Stored data entries:
========
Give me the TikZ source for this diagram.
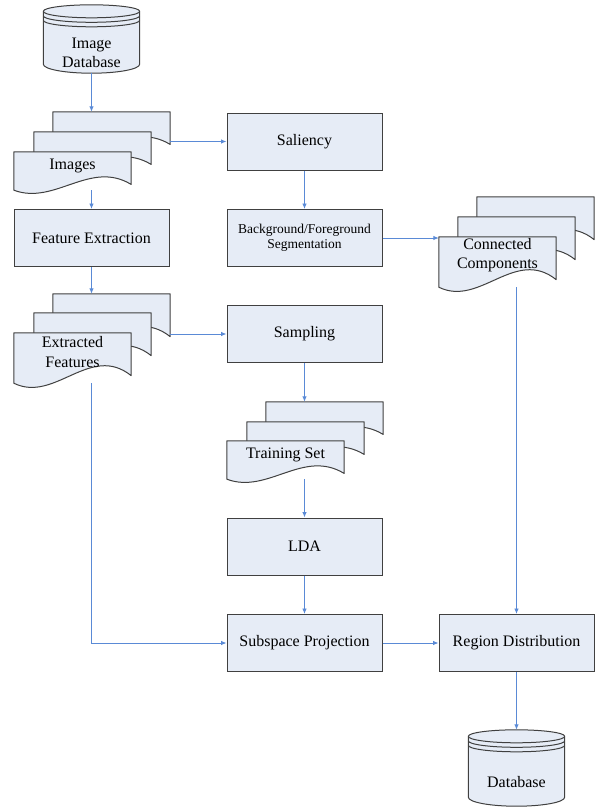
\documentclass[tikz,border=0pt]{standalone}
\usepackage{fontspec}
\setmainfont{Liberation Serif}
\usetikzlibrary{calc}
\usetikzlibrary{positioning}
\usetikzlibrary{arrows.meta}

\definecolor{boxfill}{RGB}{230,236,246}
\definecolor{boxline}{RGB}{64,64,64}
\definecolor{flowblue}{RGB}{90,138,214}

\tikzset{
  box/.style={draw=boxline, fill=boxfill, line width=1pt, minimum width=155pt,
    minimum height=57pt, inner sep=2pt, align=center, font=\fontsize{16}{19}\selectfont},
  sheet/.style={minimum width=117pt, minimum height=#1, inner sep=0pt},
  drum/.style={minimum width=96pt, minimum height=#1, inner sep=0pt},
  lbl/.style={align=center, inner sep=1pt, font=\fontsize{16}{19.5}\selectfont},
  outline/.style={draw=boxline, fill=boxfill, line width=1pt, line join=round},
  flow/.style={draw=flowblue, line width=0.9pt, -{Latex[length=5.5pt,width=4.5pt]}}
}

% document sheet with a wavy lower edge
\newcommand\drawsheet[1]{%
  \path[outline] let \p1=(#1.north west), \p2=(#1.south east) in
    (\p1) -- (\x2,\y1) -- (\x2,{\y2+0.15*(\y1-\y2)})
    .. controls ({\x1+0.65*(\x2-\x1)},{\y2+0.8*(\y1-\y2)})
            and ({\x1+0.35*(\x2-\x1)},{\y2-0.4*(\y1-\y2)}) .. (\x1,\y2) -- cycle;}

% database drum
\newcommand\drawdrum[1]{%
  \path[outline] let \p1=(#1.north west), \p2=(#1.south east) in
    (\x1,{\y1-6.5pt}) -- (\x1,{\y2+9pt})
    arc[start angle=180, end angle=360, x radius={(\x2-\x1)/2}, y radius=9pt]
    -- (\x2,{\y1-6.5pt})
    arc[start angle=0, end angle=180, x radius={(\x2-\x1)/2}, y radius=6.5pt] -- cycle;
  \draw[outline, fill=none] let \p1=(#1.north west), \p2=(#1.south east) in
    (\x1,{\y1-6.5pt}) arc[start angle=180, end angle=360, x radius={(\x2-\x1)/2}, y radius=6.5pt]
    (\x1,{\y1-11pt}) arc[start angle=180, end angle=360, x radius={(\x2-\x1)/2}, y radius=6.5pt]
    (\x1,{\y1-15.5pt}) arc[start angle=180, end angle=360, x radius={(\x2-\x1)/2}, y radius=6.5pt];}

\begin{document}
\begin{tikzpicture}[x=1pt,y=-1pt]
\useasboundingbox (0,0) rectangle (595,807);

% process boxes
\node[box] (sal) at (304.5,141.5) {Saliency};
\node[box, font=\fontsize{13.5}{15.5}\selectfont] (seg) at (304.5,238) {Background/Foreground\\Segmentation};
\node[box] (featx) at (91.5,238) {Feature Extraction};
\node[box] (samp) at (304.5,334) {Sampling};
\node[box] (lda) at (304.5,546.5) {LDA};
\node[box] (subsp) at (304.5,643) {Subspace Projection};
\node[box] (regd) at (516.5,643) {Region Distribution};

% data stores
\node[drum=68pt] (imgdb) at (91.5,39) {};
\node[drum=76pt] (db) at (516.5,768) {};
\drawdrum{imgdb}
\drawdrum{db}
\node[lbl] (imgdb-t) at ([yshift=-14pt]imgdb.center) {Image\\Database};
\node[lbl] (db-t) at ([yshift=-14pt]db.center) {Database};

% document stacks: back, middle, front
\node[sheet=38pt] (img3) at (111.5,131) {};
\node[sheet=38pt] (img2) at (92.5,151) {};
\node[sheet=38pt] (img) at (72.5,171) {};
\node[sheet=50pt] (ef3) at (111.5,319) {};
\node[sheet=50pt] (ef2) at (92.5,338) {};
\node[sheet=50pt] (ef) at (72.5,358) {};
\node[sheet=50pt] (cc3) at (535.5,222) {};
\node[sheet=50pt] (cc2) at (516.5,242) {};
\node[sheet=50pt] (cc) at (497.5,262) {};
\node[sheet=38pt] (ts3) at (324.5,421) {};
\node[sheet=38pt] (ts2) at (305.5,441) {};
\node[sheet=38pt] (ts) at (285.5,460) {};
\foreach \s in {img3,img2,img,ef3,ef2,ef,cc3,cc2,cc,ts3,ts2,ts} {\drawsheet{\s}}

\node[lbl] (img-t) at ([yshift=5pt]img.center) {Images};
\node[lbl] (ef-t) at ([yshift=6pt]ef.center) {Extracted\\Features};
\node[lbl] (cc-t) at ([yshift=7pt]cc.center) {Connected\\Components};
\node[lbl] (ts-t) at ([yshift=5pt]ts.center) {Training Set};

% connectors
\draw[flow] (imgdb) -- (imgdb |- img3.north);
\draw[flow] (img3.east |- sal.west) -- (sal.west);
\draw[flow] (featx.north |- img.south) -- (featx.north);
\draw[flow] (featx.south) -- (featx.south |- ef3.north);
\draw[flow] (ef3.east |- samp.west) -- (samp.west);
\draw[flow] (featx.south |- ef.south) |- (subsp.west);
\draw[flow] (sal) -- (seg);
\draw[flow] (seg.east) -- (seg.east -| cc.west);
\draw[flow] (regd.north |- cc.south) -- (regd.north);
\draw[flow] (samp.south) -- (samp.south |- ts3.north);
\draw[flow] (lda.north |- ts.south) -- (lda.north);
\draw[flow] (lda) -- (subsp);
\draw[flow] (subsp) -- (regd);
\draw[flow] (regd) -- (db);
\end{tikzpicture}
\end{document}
========
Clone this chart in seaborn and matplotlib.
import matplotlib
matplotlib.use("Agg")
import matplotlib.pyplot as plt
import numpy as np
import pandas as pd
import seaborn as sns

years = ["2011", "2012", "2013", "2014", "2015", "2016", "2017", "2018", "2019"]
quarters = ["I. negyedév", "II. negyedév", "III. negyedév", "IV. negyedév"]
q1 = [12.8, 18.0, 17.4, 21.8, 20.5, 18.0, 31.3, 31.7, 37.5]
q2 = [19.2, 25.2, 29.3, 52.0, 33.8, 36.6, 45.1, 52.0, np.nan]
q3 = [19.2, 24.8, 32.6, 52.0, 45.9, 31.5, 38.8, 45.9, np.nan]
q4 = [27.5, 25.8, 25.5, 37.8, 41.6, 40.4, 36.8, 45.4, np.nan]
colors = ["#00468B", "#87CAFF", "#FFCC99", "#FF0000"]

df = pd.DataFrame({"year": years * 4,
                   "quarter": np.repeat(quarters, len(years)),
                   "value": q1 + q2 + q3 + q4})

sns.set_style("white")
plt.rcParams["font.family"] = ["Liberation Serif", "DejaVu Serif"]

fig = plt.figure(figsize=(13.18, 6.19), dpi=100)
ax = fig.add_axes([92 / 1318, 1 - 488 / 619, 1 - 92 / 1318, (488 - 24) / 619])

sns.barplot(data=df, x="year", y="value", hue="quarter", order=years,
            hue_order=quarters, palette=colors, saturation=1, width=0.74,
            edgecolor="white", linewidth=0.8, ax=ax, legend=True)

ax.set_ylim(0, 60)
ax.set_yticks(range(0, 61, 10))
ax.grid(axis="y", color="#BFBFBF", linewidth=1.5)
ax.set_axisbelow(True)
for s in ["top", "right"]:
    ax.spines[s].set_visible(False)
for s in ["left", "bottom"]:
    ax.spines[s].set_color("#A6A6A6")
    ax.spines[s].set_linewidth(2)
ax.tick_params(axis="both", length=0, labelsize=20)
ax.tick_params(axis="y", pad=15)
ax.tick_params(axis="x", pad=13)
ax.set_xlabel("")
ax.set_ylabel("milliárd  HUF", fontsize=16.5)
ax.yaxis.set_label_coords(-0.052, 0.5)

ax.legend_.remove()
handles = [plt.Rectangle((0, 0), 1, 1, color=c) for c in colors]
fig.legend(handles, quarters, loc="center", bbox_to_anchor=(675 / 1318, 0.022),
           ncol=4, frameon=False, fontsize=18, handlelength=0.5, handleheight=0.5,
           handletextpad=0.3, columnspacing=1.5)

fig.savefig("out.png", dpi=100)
========
Pull out every line of the records that includes the string "seaborn".

* EXERCISE OUTPUT:
Clone this chart in seaborn and matplotlib.
import seaborn as sns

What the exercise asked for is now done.